Creating Data Pipeline with Spark streaming, Kafka and Cassandra

Hi Folks!! In this blog, we are going to learn how we can integrate Spark Structured Streaming with Kafka and Cassandra to build a simple data pipeline.

Spark Structured Streaming is a component of Apache Spark framework that enables scalable, high throughput, fault tolerant processing of data streams.

Apache Kafka is a scalable, high performance, low latency platform that allows reading and writing streams of data like a messaging system.

Apache Cassandra is a distributed and wide-column NoSQL data store.

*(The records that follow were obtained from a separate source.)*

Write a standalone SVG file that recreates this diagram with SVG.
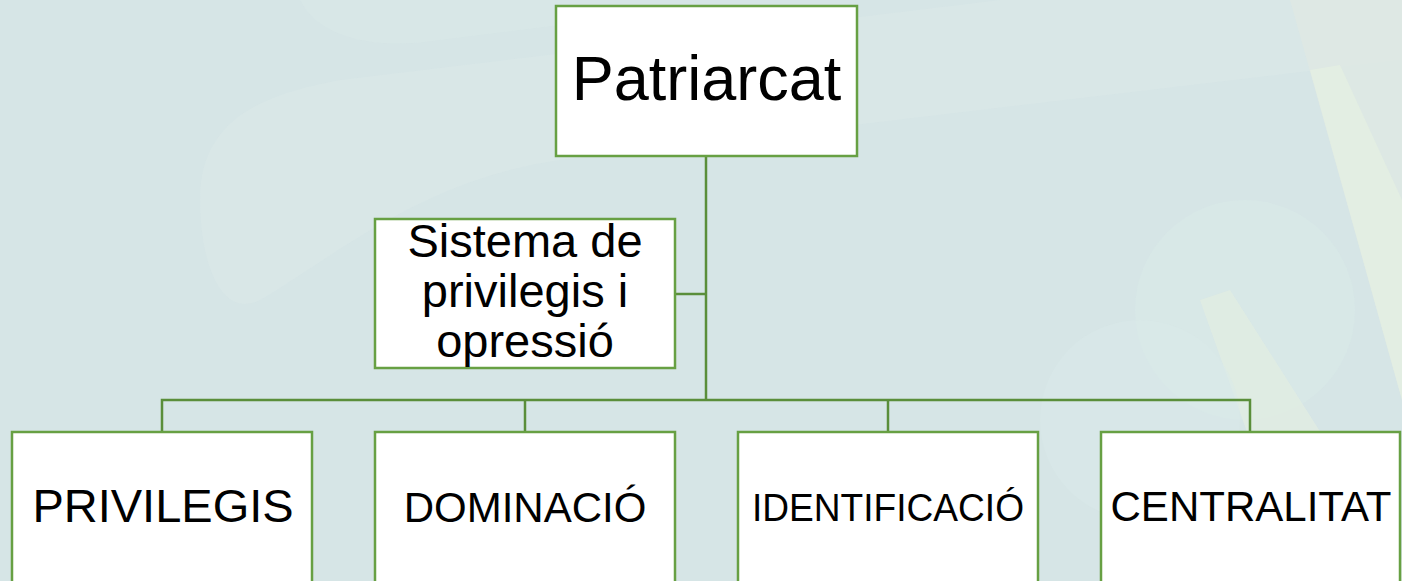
<svg xmlns="http://www.w3.org/2000/svg" width="1402" height="581" viewBox="0 0 1402 581">
<style>
.box{fill:#ffffff;stroke:#67a043;stroke-width:2.5}
.conn{fill:none;stroke:#5a8e3a;stroke-width:2.5}
.t{font-family:"Liberation Sans",Arial,sans-serif;fill:#000000;text-anchor:middle}
</style>
<g id="background">
<rect x="0" y="0" width="1402" height="581" fill="#d6e5e6"/>
<path d="M200 200 C 200 120, 260 95, 340 80 L 1000 0 L 1402 0 L 1402 60 L 560 160 C 420 180, 330 260, 260 300 C 220 320, 200 260, 200 200 Z" fill="#dae8e8" opacity="0.6"/>
<path d="M300 0 C 320 40, 380 50, 440 40 L 560 25 L 560 0 Z" fill="#d9e7e7" opacity="0.6"/>
<circle cx="1245" cy="310" r="110" fill="#d8e9e8" opacity="0.6"/>
<path d="M1290 0 L1402 0 L1402 400 Z" fill="#dfe9e3" opacity="0.8"/>
<path d="M1310 70 L1340 65 L1402 200 L1402 400 Z" fill="#e3eee2" opacity="0.9"/>
<path d="M1200 300 L1230 290 L1300 400 L1402 560 L1402 581 L1300 581 Z" fill="#e1ece2" opacity="0.8"/>
<circle cx="1140" cy="420" r="100" fill="#d9eaea" opacity="0.5"/>
</g>
<g id="connectors">
<line class="conn" x1="706" y1="156" x2="706" y2="400"/>
<line class="conn" x1="675" y1="294" x2="706" y2="294"/>
<polyline class="conn" points="162,431 162,400 1250,400 1250,431"/>
<line class="conn" x1="525" y1="400" x2="525" y2="431"/>
<line class="conn" x1="888" y1="400" x2="888" y2="431"/>
</g>
<g id="node-patriarcat">
<rect class="box" x="556" y="6" width="301" height="150"/>
<text class="t" x="706.5" y="100" font-size="63">Patriarcat</text>
</g>
<g id="node-sistema">
<rect class="box" x="375" y="219" width="300" height="149"/>
<text class="t" x="525" y="257" font-size="47">Sistema de</text>
<text class="t" x="525" y="307" font-size="47">privilegis i</text>
<text class="t" x="525" y="357" font-size="47">opressió</text>
</g>
<g id="node-privilegis">
<rect class="box" x="12" y="432" width="300" height="160"/>
<text class="t" x="163" y="522" font-size="47">PRIVILEGIS</text>
</g>
<g id="node-dominacio">
<rect class="box" x="375" y="432" width="300" height="160"/>
<text class="t" x="525" y="522" font-size="42">DOMINACIÓ</text>
</g>
<g id="node-identificacio">
<rect class="box" x="738" y="432" width="300" height="160"/>
<text class="t" x="888" y="521" font-size="39" textLength="272" lengthAdjust="spacingAndGlyphs">IDENTIFICACIÓ</text>
</g>
<g id="node-centralitat">
<rect class="box" x="1101" y="432" width="299" height="160"/>
<text class="t" x="1251" y="521" font-size="43" textLength="281" lengthAdjust="spacingAndGlyphs">CENTRALITAT</text>
</g>
</svg>
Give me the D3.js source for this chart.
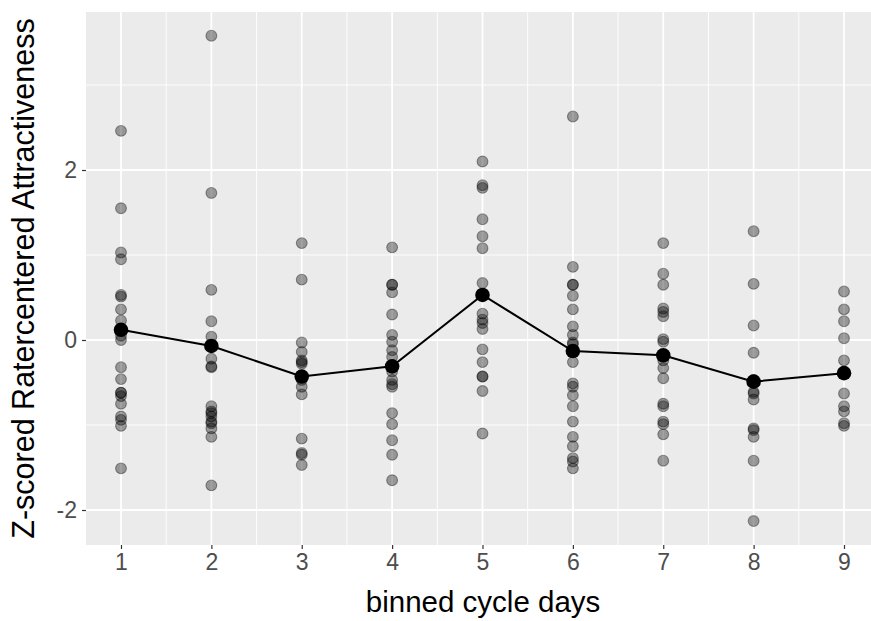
<!DOCTYPE html>
<html>
<head>
<meta charset="utf-8">
<script src="https://cdn.jsdelivr.net/npm/d3@7"></script>
<style>
    body { margin: 0; background: #fff; }
    text { font-family: "Liberation Sans", Arial, Helvetica, sans-serif; }
</style>
</head>
<body>
<div id="chart"></div>
<script>
// binned cycle day -> z-scored ratings
const days = [1, 2, 3, 4, 5, 6, 7, 8, 9];
const day1 = [2.46, 1.55, 1.03, 0.95, 0.53, 0.51, 0.36, 0.23, 0.05, 0.0, -0.32, -0.46, -0.62, -0.62, -0.66, -0.75, -0.90, -0.94, -1.01, -1.51];
const day2 = [3.58, 1.73, 0.59, 0.22, 0.04, -0.22, -0.31, -0.32, -0.78, -0.84, -0.86, -0.90, -0.96, -0.98, -1.04, -1.14, -1.71];
const day3 = [1.14, 0.71, -0.03, -0.14, -0.24, -0.26, -0.28, -0.47, -0.55, -0.64, -1.16, -1.33, -1.35, -1.47];
const day4 = [1.09, 0.65, 0.65, 0.56, 0.30, 0.06, -0.02, -0.12, -0.20, -0.37, -0.47, -0.52, -0.55, -0.86, -0.99, -1.18, -1.35, -1.65];
const day5 = [2.10, 1.82, 1.79, 1.42, 1.22, 1.08, 0.67, 0.31, 0.24, 0.20, 0.13, -0.11, -0.26, -0.43, -0.43, -0.60, -1.10];
const day6 = [2.63, 0.86, 0.65, 0.65, 0.52, 0.36, 0.16, 0.06, -0.03, -0.05, -0.26, -0.51, -0.55, -0.65, -0.78, -0.96, -1.14, -1.25, -1.39, -1.43, -1.51];
const day7 = [1.14, 0.78, 0.65, 0.37, 0.33, 0.28, 0.01, -0.02, -0.24, -0.33, -0.45, -0.75, -0.78, -0.96, -0.99, -1.11, -1.42];
const day8 = [1.28, 0.66, 0.17, -0.15, -0.47, -0.61, -0.63, -0.70, -1.04, -1.06, -1.14, -1.42, -2.13];
const day9 = [0.57, 0.36, 0.22, 0.02, -0.24, -0.63, -0.78, -0.84, -0.98, -1.01];
const means = [0.12, -0.07, -0.43, -0.31, 0.53, -0.13, -0.18, -0.49, -0.39];

const yTicks = [-2, 0, 2];
const yMinor = [-1, 1, 3];
const xMinor = [1.5, 2.5, 3.5, 4.5, 5.5, 6.5, 7.5, 8.5];

document.addEventListener('DOMContentLoaded', () => {
    const width = 871;
    const height = 621;
    const panel = { left: 86, top: 12, right: 871, bottom: 545 };

    const ratings = [day1, day2, day3, day4, day5, day6, day7, day8, day9];
    const points = [];
    days.forEach((d, i) => ratings[i].forEach(v => points.push({ day: d, value: v })));

    const x = d3.scaleLinear().domain([1, 9]).range([121, 844]);
    const y = d3.scaleLinear().domain([-2, 2]).range([510, 170]);

    const svg = d3.select("#chart")
        .append("svg")
        .attr("width", width)
        .attr("height", height);

    svg.append("rect")
        .attr("x", panel.left)
        .attr("y", panel.top)
        .attr("width", panel.right - panel.left)
        .attr("height", panel.bottom - panel.top)
        .attr("fill", "#EBEBEB");

    const grid = svg.append("g");

    grid.selectAll(".ymin").data(yMinor).enter().append("line")
        .attr("x1", panel.left).attr("x2", panel.right)
        .attr("y1", d => y(d)).attr("y2", d => y(d))
        .attr("stroke", "#fff").attr("stroke-width", 0.9);

    grid.selectAll(".xmin").data(xMinor).enter().append("line")
        .attr("y1", panel.top).attr("y2", panel.bottom)
        .attr("x1", d => x(d)).attr("x2", d => x(d))
        .attr("stroke", "#fff").attr("stroke-width", 0.9);

    grid.selectAll(".ymaj").data(yTicks).enter().append("line")
        .attr("x1", panel.left).attr("x2", panel.right)
        .attr("y1", d => y(d)).attr("y2", d => y(d))
        .attr("stroke", "#fff").attr("stroke-width", 1.8);

    grid.selectAll(".xmaj").data(days).enter().append("line")
        .attr("y1", panel.top).attr("y2", panel.bottom)
        .attr("x1", d => x(d)).attr("x2", d => x(d))
        .attr("stroke", "#fff").attr("stroke-width", 1.8);

    // raw points, semi transparent
    svg.append("g").selectAll("circle")
        .data(points)
        .enter().append("circle")
        .attr("cx", d => x(d.day))
        .attr("cy", d => y(d.value))
        .attr("r", 5.4)
        .attr("fill", "#000")
        .attr("fill-opacity", 0.36)
        .attr("stroke", "#000")
        .attr("stroke-opacity", 0.38)
        .attr("stroke-width", 1.1);

    const line = d3.line()
        .x((d, i) => x(days[i]))
        .y(d => y(d));

    svg.append("path")
        .datum(means)
        .attr("d", line)
        .attr("fill", "none")
        .attr("stroke", "#000")
        .attr("stroke-width", 2);

    svg.append("g").selectAll("circle")
        .data(means)
        .enter().append("circle")
        .attr("cx", (d, i) => x(days[i]))
        .attr("cy", d => y(d))
        .attr("r", 7.3)
        .attr("fill", "#000");

    // axes
    const xAxis = svg.append("g")
        .attr("transform", `translate(0,${panel.bottom})`)
        .call(d3.axisBottom(x).tickValues(days).tickSize(4).tickPadding(5).tickFormat(d3.format("d")));

    const yAxis = svg.append("g")
        .attr("transform", `translate(${panel.left},0)`)
        .call(d3.axisLeft(y).tickValues(yTicks).tickSize(4).tickPadding(5).tickFormat(d => d < 0 ? "-" + Math.abs(d) : d));

    [xAxis, yAxis].forEach(a => {
        a.select(".domain").remove();
        a.selectAll(".tick line").attr("stroke", "#333").attr("stroke-width", 1.2);
        a.selectAll(".tick text")
            .attr("fill", "#4D4D4D")
            .style("font-size", "23px")
            .style("font-family", "'Liberation Sans', Arial, sans-serif");
    });

    svg.append("text")
        .attr("x", (panel.left + x(9.4)) / 2)
        .attr("y", 612)
        .attr("text-anchor", "middle")
        .style("font-size", "29.5px")
        .attr("fill", "#000")
        .text("binned cycle days");

    svg.append("text")
        .attr("transform", `translate(34,${(panel.top + panel.bottom) / 2}) rotate(-90)`)
        .attr("text-anchor", "middle")
        .style("font-size", "30.5px")
        .attr("fill", "#000")
        .text("Z-scored Ratercentered Attractiveness");
});
</script>
</body>
</html>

Minimum Requirements and Installations

To start the application, we’ll need Kafka, Spark and Cassandra installed locally on our machine. The minimum requirements for the application:

Java 1.8+, Scala 2.12.10, SBT 1.3.8, spark 2.4.0 , Kafka 2.3.0 , Cassandra 3.10


Connecting to Kafka and reading streams.

      .option("kafka.bootstrap.servers", "localhost:9092")
      .option("subscribe", "kafkaToCassandra")
      .option("startingOffsets", "earliest")
      .selectExpr("cast(value as string) as value")
      .select(from_json(col("value"), carSchema).as[Car])

In the above code snippet, reading JSON data from Kafka Topic “kafkaToCassandra” which contain information of Cars. The Car Model looks like below:

 case class Car(
                                Name: String,
                                Miles_per_Gallon: Option[Double],
                                Cylinders: Option[Long],
                                Displacement: Option[Double],
                                Horsepower: Option[Long],
                                Weight_in_lbs: Option[Long],
                                Acceleration: Option[Double],
                                Year: String,
                                Origin: String